--- RAW DATA ---
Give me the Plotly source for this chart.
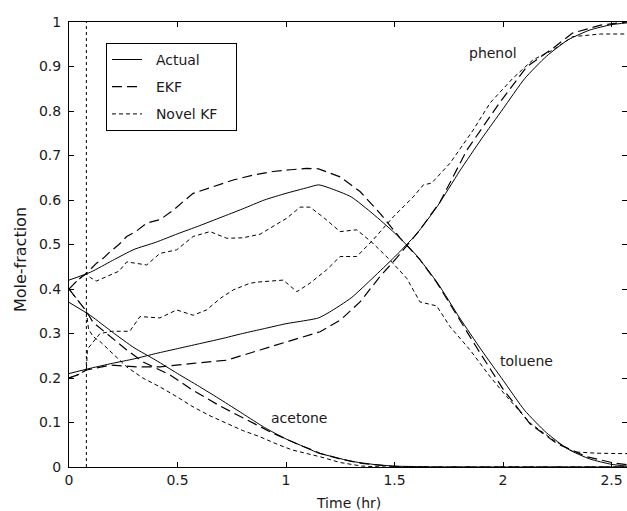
import plotly.graph_objects as go

# ---------------- data ----------------
# Actual trajectories
t_actual = [0.0, 0.1, 0.2, 0.3, 0.4, 0.5, 0.6, 0.7, 0.8, 0.9, 1.0, 1.1, 1.15, 1.2, 1.3,
            1.4, 1.5, 1.6, 1.7, 1.8, 1.9, 2.0, 2.1, 2.2, 2.3, 2.4, 2.5, 2.571]
toluene_actual = [0.420, 0.438, 0.464, 0.489, 0.505, 0.524, 0.542, 0.561, 0.580, 0.600, 0.615,
                  0.628, 0.634, 0.627, 0.607, 0.569, 0.526, 0.476, 0.412, 0.335, 0.263, 0.195,
                  0.127, 0.077, 0.040, 0.018, 0.006, 0.002]
phenol_actual = [0.210, 0.222, 0.233, 0.243, 0.255, 0.266, 0.277, 0.288, 0.300, 0.311, 0.322,
                 0.330, 0.335, 0.348, 0.380, 0.425, 0.472, 0.523, 0.588, 0.665, 0.737, 0.805,
                 0.873, 0.923, 0.960, 0.982, 0.994, 0.998]
acetone_actual = [0.370, 0.340, 0.303, 0.268, 0.240, 0.210, 0.181, 0.151, 0.120, 0.089, 0.063,
                  0.042, 0.031, 0.025, 0.013, 0.006, 0.002, 0.001, 0.0, 0.0, 0.0, 0.0,
                  0.0, 0.0, 0.0, 0.0, 0.0, 0.0]

# EKF estimates
t_ekf_tol = [0.0, 0.04, 0.08, 0.127, 0.16, 0.19, 0.23, 0.266, 0.31, 0.358, 0.42, 0.48, 0.53,
             0.572, 0.665, 0.757, 0.85, 0.94, 1.02, 1.095, 1.15, 1.249, 1.341, 1.433, 1.525,
             1.617, 1.694, 1.8, 1.879, 2.0, 2.124, 2.247, 2.386, 2.51, 2.571]
toluene_ekf = [0.400, 0.420, 0.435, 0.458, 0.470, 0.484, 0.500, 0.518, 0.530, 0.548, 0.556,
               0.577, 0.598, 0.615, 0.630, 0.645, 0.656, 0.664, 0.668, 0.671, 0.670, 0.652,
               0.619, 0.570, 0.515, 0.466, 0.415, 0.330, 0.268, 0.175, 0.097, 0.053, 0.023,
               0.009, 0.005]
t_ekf_phe = [0.0, 0.04, 0.08, 0.19, 0.31, 0.42, 0.572, 0.727, 0.88, 1.03, 1.157, 1.25, 1.341,
             1.433, 1.51, 1.617, 1.71, 1.833, 1.986, 2.11, 2.23, 2.32, 2.45, 2.571]
phenol_ekf = [0.200, 0.207, 0.218, 0.229, 0.225, 0.225, 0.233, 0.240, 0.263, 0.285, 0.304,
              0.330, 0.371, 0.428, 0.470, 0.533, 0.596, 0.712, 0.820, 0.900, 0.941, 0.975,
              0.993, 1.000]
t_ekf_ace = [0.0, 0.04, 0.08, 0.111, 0.19, 0.266, 0.342, 0.465, 0.572, 0.696, 0.819, 0.94,
             1.065, 1.157, 1.25, 1.35, 1.45, 1.55, 2.571]
acetone_ekf = [0.400, 0.375, 0.350, 0.325, 0.293, 0.263, 0.236, 0.207, 0.172, 0.137, 0.106,
               0.076, 0.049, 0.031, 0.018, 0.008, 0.003, 0.0, 0.0]

# Novel KF estimates
t_nkf_tol = [0.0, 0.04, 0.08, 0.1, 0.127, 0.19, 0.23, 0.266, 0.31, 0.358, 0.419, 0.496, 0.572,
             0.65, 0.727, 0.80, 0.88, 0.94, 1.003, 1.065, 1.11, 1.17, 1.249, 1.326, 1.40, 1.479,
             1.556, 1.617, 1.694, 1.756, 1.848, 1.94, 2.017, 2.124, 2.23, 2.325, 2.43, 2.571]
toluene_nkf = [0.400, 0.420, 0.435, 0.425, 0.418, 0.431, 0.440, 0.461, 0.458, 0.454, 0.480,
               0.488, 0.518, 0.529, 0.514, 0.515, 0.523, 0.540, 0.559, 0.584, 0.584, 0.562,
               0.529, 0.533, 0.503, 0.465, 0.424, 0.371, 0.362, 0.315, 0.263, 0.203, 0.158,
               0.099, 0.061, 0.034, 0.031, 0.030]
t_nkf_phe = [0.0, 0.04, 0.08, 0.085, 0.143, 0.2, 0.28, 0.327, 0.419, 0.496, 0.572, 0.634, 0.70,
             0.757, 0.834, 0.88, 0.987, 1.05, 1.11, 1.187, 1.249, 1.326, 1.40, 1.494, 1.586,
             1.633, 1.671, 1.756, 1.862, 1.94, 2.046, 2.138, 2.23, 2.32, 2.45, 2.571]
phenol_nkf = [0.200, 0.207, 0.218, 0.265, 0.300, 0.305, 0.305, 0.338, 0.335, 0.353, 0.341,
              0.353, 0.380, 0.398, 0.413, 0.416, 0.420, 0.394, 0.413, 0.443, 0.473, 0.473,
              0.510, 0.562, 0.607, 0.634, 0.638, 0.683, 0.757, 0.818, 0.874, 0.915, 0.937,
              0.967, 0.973, 0.973]
t_nkf_ace = [0.0, 0.04, 0.08, 0.09, 0.111, 0.143, 0.2, 0.266, 0.34, 0.419, 0.5, 0.572, 0.65,
             0.727, 0.8, 0.88, 0.95, 1.03, 1.157, 1.25, 1.35, 1.45, 2.571]
acetone_nkf = [0.400, 0.375, 0.350, 0.310, 0.293, 0.282, 0.255, 0.225, 0.200, 0.180, 0.157,
               0.135, 0.115, 0.098, 0.082, 0.068, 0.053, 0.038, 0.023, 0.010, 0.002, 0.0, 0.0]

measurement_start = 0.08
labels = [("phenol", 1.954, 0.93), ("toluene", 2.11, 0.238), ("acetone", 1.06, 0.11)]
x_ticks = [0, 0.5, 1, 1.5, 2, 2.5]
x_tick_text = ["0", "0.5", "1", "1.5", "2", "2.5"]
y_ticks = [0, 0.1, 0.2, 0.3, 0.4, 0.5, 0.6, 0.7, 0.8, 0.9, 1.0]
y_tick_text = ["0", "0.1", "0.2", "0.3", "0.4", "0.5", "0.6", "0.7", "0.8", "0.9", "1"]
series_names = ["Actual", "EKF", "Novel KF"]


def joined(*pairs):
    xs, ys = [], []
    for x, y in pairs:
        xs += list(x) + [None]
        ys += list(y) + [None]
    return xs, ys


def legend_name(s):
    # a little padding so the legend box matches the original proportions
    return "\u00a0\u00a0" + s + "\u00a0\u00a0\u00a0"


FONT = "DejaVu Sans, Verdana, sans-serif"
FS = 14
TXT = "#1a1a1a"
fig = go.Figure()

xa, ya = joined((t_actual, toluene_actual), (t_actual, phenol_actual), (t_actual, acetone_actual))
fig.add_trace(go.Scatter(x=xa, y=ya, mode="lines", name=legend_name(series_names[0]),
                         legendgroup="a",
                         line=dict(color="black", width=1, shape="spline", smoothing=0.6)))
xe, ye = joined((t_ekf_tol, toluene_ekf), (t_ekf_phe, phenol_ekf), (t_ekf_ace, acetone_ekf))
fig.add_trace(go.Scatter(x=xe, y=ye, mode="lines", name=legend_name(series_names[1]),
                         legendgroup="b",
                         line=dict(color="black", width=1.2, dash="10px,5px")))
xn, yn = joined((t_nkf_tol, toluene_nkf), (t_nkf_phe, phenol_nkf), (t_nkf_ace, acetone_nkf))
fig.add_trace(go.Scatter(x=xn, y=yn, mode="lines", name=legend_name(series_names[2]),
                         legendgroup="c",
                         line=dict(color="black", width=1, dash="4px,3px")))

fig.add_shape(type="line", x0=measurement_start, x1=measurement_start, y0=0, y1=1,
              xref="x", yref="y", line=dict(color="black", width=1, dash="3px,3px"))

for txt, x, y in labels:
    fig.add_annotation(x=x, y=y, text=txt, showarrow=False, xref="x", yref="y",
                       font=dict(family=FONT, size=FS, color=TXT))

fig.add_annotation(x=-0.088, y=0.467, xref="paper", yref="paper", text="Mole-fraction",
                   xanchor="center", yanchor="middle",
                   textangle=-90, showarrow=False, font=dict(family=FONT, size=16, color=TXT))
fig.add_annotation(x=0.5, y=-0.08, xref="paper", yref="paper", text="Time (hr)",
                   xanchor="center", yanchor="middle",
                   showarrow=False, font=dict(family=FONT, size=FS, color=TXT))

axis_common = dict(showline=True, linecolor="black", linewidth=1, mirror="ticks",
                   ticks="inside", ticklen=5, tickcolor="black", showgrid=False,
                   zeroline=False, tickfont=dict(family=FONT, size=FS, color=TXT))
fig.update_xaxes(range=[0, 2.571], tickvals=x_ticks, ticktext=x_tick_text, **axis_common)
fig.update_yaxes(range=[0, 1], tickvals=y_ticks, ticktext=y_tick_text,
                 ticklabelstandoff=4, **axis_common)

fig.update_layout(
    width=627, height=511,
    margin=dict(l=69, r=0, t=22, b=44),
    paper_bgcolor="white", plot_bgcolor="white",
    font=dict(family=FONT, size=FS, color=TXT),
    showlegend=True,
    legend=dict(x=0.0663, y=0.953, xanchor="left", yanchor="top",
                bgcolor="white", bordercolor="black", borderwidth=1,
                tracegroupgap=6,
                font=dict(family=FONT, size=FS, color=TXT)),
)

fig.write_html("out.html", config={"displayModeBar": False},
               post_script="document.body.style.margin='0';document.body.style.padding='0';")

--- EXERCISE TASK ---
Begin at the first line of the material and copy each line exactly through the one containing "import plotly.graph_objects as go". Omit pictures.

--- SOLUTION ---
Give me the Plotly source for this chart.
import plotly.graph_objects as go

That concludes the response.